With LLMs being used everywhere (organically or forcefully -- just for the sake of "using LLM"), how will you decide whether to use the traditional retrieval strategy or LLM?
TL;DR
Retrieval (ex: ElasticSearch) → Great for fast, deterministic, keyword/semantic matches.
LLMs → Great for interpreting messy natural language, reasoning, and generating synthesized answers.
Often, the best solution is a hybrid (retrieval + LLM).
DETAILS
Let's quickly see here how the retrieval-based approach is different than LLM-based answer generation.
How it works
in a very simplistic way, a user's query is parsed and matched against the indexed documents. Then it returns top K elements, depending upon relevance.
Here's how the flow looks:
User Query --> ElasticSearch Index --> Top-k Documents --> Result Returned to User
Strengths of this approach
Extremely fast and easily scalable.
Deterministic (you know what it matches).
Cost-effective.
Weaknesses of this approach
Struggles with unstructured, ambiguous queries.
Returns documents, not direct answers.
How it works
User's query is passed to the LLM (either fine-tuned or with context of available docs/APIs etc.). LLM then interprets the query, extracts the intent, and synthesizes the response.
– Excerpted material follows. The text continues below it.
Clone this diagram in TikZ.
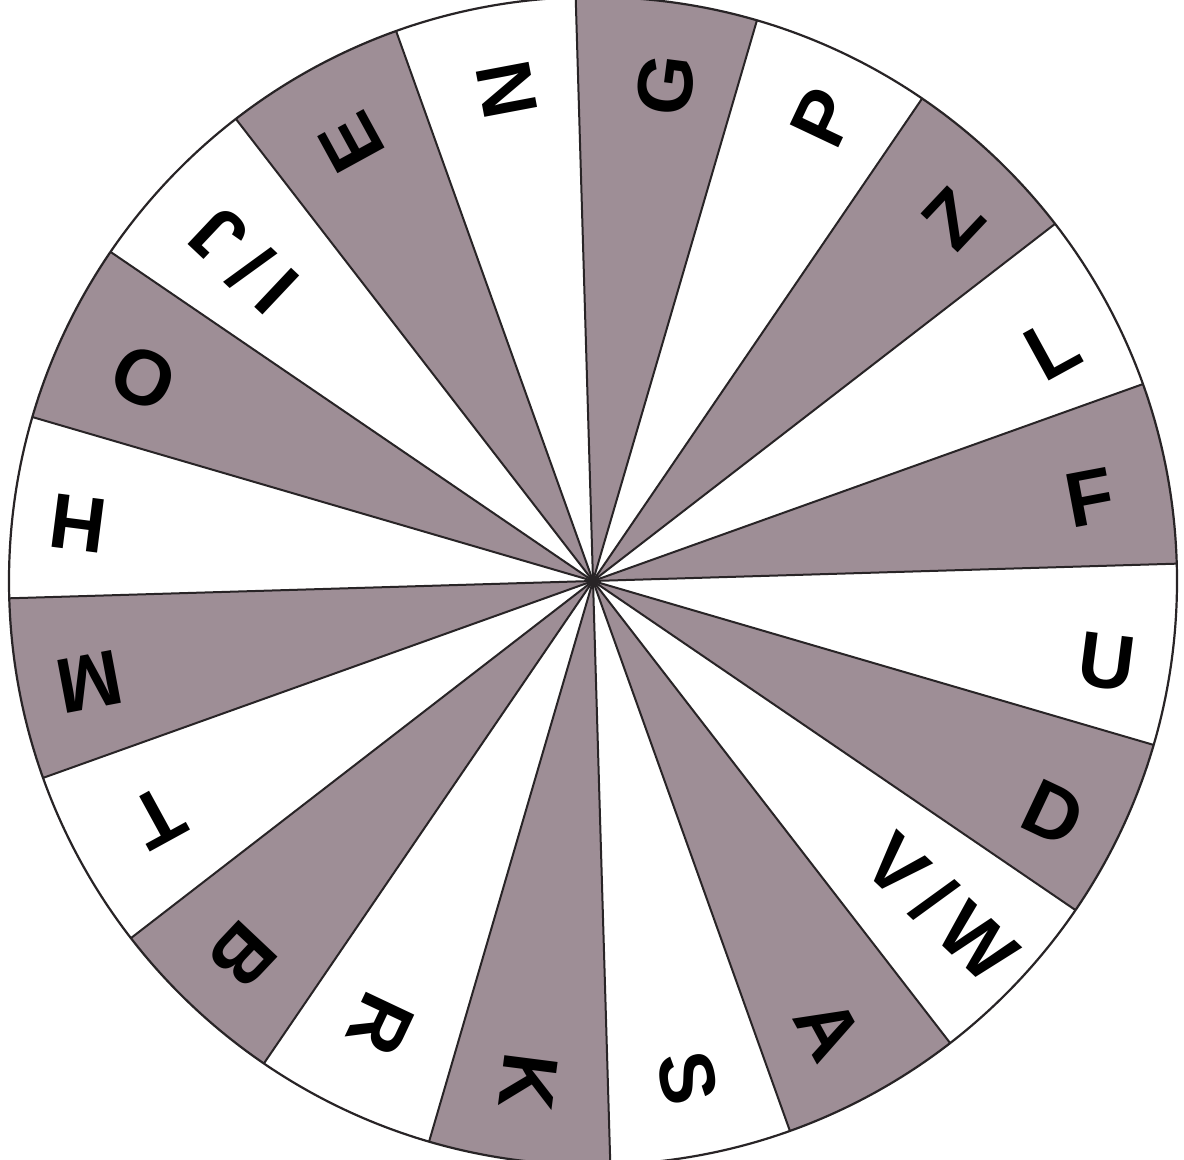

Here's how the flow looks:
User Query --> LLM (with knowledge/context) --> Parsed Intent + Answer
Strengths of this approach
Handles vague/unstructured natural language.
Can rephrase or summarize answers.
Useful for conversational or multi-turn queries.
Weaknesses of this approach
Higher cost (compute-heavy).
Can hallucinate if not grounded in real data.
Slower than retrieval.
Final Thought
Use traditional retrieval when speed, scalability, and exact matches matter.
Use LLMs when natural language interpretation, reasoning, or synthesized answers are needed.
Think of retrieval as your library catalog -- efficient but literal. Think of an LLM as a librarian -- they understand your intent, can summarize, and even reason. Choose based on trade-offs: speed and cost vs flexibility and intelligence.
In real-world systems, the winning formula is usually Retrieval + LLM (RAG): retrieval for grounding, LLM for reasoning.